Below are some entries. Work out how many of their lines hold the word "this", and write that number alone.

## Begin MATERIAL SUPPLIED

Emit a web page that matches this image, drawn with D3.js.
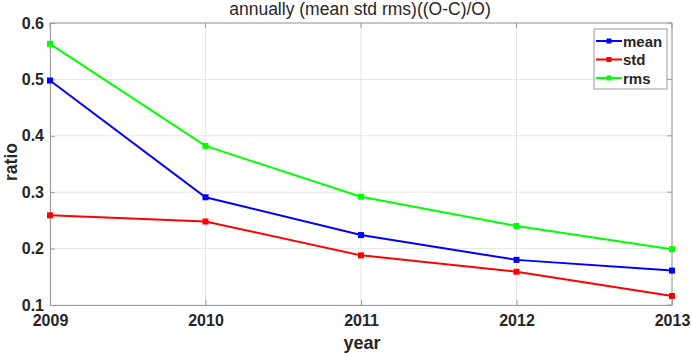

## End MATERIAL SUPPLIED
## Begin MATERIAL SUPPLIED

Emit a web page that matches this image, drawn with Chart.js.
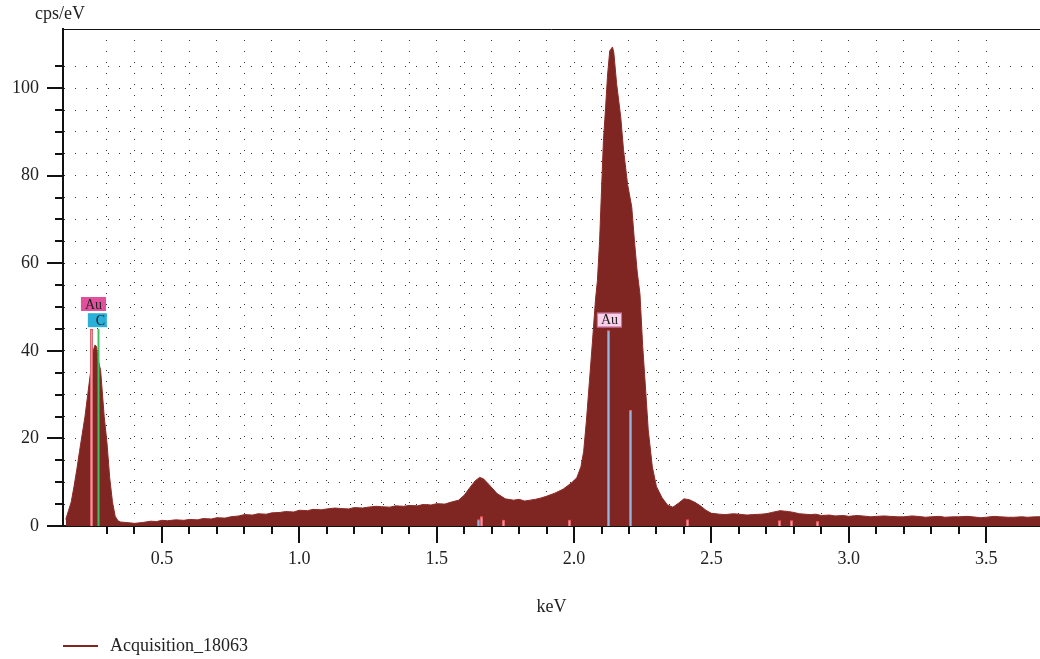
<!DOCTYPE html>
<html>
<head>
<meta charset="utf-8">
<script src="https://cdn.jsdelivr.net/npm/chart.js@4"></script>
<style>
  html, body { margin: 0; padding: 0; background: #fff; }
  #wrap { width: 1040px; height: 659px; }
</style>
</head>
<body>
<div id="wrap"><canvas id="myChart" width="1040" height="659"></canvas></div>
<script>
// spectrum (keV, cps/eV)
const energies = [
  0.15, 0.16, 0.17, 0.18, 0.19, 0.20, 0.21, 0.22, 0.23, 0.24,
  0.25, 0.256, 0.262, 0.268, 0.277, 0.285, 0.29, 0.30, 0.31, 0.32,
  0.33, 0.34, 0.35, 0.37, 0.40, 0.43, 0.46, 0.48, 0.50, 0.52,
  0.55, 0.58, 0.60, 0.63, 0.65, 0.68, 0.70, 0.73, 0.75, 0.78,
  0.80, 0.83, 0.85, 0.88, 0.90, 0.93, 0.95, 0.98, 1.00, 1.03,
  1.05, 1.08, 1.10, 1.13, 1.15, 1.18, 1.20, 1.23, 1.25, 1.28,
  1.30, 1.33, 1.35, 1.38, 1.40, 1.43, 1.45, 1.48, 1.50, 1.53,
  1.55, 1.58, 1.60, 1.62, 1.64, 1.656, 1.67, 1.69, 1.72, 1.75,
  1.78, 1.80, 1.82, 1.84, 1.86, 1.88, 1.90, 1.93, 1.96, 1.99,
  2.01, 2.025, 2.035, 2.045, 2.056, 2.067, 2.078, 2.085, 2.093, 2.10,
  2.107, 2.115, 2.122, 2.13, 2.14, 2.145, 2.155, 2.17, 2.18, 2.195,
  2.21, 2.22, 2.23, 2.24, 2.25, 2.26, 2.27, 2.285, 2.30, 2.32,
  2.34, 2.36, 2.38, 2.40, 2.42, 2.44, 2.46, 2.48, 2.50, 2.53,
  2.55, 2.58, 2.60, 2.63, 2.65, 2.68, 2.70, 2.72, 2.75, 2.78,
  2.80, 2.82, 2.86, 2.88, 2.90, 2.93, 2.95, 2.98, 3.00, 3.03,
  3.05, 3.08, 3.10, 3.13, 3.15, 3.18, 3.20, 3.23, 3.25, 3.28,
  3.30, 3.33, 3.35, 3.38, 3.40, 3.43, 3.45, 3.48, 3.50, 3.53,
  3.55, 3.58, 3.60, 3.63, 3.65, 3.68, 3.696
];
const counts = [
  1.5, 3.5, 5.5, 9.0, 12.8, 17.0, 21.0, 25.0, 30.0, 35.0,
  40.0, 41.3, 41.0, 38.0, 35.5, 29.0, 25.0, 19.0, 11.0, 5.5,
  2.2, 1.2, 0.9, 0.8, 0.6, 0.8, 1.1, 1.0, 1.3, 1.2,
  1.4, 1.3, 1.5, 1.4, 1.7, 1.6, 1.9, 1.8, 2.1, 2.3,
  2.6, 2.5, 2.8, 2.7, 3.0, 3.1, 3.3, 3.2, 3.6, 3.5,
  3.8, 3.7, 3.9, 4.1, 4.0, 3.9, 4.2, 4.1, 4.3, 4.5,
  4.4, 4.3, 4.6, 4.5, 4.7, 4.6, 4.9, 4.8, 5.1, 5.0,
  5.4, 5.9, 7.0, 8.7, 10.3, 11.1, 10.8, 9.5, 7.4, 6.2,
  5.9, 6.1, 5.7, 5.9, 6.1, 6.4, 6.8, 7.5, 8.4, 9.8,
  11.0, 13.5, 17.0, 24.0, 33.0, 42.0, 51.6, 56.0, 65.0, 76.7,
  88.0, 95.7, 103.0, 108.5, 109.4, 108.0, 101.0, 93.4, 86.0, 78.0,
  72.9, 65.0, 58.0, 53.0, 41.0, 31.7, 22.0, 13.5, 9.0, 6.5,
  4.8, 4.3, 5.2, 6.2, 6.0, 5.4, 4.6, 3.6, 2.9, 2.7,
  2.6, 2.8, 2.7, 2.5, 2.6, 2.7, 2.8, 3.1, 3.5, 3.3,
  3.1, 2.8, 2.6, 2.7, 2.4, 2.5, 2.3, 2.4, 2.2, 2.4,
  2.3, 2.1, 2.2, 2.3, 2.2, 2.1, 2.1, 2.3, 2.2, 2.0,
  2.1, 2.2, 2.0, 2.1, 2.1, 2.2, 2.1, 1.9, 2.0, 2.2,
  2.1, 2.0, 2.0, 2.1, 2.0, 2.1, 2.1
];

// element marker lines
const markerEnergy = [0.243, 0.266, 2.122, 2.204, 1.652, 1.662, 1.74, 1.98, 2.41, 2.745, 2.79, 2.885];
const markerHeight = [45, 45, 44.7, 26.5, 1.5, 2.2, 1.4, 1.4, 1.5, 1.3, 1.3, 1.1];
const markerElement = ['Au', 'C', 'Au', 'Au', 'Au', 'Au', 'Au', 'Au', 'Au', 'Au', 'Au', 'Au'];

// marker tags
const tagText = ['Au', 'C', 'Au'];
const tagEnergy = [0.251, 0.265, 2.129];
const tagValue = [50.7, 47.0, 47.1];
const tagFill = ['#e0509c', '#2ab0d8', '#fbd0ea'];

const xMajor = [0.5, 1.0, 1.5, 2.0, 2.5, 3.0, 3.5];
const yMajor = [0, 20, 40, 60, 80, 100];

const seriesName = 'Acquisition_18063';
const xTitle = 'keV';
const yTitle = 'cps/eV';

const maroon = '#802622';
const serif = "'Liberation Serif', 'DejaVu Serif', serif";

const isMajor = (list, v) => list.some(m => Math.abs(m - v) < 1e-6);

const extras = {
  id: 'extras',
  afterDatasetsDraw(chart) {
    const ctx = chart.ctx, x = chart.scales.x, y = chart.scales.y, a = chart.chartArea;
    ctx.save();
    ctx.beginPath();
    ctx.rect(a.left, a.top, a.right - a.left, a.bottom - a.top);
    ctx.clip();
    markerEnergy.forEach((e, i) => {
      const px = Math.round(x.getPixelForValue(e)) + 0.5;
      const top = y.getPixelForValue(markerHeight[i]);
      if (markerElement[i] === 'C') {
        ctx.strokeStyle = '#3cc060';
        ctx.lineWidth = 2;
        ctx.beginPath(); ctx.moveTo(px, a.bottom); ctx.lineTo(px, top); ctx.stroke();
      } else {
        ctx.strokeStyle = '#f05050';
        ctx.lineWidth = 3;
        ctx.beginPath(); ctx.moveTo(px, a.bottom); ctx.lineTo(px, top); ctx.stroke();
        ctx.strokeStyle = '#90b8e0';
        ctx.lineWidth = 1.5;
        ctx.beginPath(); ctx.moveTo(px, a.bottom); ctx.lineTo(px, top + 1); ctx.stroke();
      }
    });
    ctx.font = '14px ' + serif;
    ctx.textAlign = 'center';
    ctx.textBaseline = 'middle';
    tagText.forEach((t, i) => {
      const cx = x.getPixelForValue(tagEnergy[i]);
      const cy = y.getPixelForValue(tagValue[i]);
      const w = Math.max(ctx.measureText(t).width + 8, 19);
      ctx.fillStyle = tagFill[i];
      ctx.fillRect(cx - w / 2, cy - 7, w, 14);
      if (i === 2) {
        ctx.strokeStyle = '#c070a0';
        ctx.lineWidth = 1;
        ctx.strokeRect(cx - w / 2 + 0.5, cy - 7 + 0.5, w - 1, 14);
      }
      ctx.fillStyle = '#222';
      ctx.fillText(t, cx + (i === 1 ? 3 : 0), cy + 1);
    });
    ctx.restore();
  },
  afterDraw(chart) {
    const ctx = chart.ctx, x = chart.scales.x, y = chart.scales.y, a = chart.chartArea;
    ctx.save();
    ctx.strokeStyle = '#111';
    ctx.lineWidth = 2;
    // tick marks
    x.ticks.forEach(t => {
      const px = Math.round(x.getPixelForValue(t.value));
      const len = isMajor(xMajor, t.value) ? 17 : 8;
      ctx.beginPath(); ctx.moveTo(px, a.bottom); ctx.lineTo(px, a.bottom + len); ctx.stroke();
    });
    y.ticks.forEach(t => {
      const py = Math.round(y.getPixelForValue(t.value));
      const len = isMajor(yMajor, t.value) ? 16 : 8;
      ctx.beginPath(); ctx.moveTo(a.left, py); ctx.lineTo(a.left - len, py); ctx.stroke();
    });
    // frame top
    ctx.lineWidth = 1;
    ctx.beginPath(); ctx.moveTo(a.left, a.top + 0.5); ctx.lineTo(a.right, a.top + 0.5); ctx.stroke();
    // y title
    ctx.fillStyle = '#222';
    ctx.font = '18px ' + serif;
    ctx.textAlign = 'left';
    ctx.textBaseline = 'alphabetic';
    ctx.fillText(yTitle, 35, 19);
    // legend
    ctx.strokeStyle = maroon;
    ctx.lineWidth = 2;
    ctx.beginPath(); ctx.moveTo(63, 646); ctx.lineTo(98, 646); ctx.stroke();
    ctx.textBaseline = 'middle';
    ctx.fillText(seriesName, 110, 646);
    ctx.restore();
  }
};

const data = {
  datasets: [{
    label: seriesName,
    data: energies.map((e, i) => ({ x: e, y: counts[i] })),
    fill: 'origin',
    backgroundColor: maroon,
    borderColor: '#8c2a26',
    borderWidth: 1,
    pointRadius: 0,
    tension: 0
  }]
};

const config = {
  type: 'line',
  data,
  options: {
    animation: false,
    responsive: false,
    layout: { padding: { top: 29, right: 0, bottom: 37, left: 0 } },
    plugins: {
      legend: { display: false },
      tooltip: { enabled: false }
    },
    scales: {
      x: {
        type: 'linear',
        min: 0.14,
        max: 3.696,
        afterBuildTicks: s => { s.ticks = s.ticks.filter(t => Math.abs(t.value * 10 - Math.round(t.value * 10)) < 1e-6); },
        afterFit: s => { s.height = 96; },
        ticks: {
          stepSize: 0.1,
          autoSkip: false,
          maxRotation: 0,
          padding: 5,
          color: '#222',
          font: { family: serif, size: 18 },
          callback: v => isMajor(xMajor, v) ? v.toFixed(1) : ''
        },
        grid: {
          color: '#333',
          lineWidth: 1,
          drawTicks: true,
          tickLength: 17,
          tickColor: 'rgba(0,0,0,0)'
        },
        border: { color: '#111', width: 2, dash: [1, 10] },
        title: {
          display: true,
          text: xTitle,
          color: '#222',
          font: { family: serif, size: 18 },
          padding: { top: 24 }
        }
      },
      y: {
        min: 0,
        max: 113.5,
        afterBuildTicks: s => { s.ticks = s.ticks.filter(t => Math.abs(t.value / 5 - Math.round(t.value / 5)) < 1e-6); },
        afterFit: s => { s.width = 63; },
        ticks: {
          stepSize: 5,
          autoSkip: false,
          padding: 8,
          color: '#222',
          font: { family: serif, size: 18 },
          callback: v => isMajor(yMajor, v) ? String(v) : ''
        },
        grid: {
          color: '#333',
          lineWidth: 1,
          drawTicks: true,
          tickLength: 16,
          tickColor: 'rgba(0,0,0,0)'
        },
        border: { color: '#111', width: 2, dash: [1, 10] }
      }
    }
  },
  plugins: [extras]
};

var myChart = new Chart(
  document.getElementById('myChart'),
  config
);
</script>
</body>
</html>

## End MATERIAL SUPPLIED

▶ CORRECT RESULT
2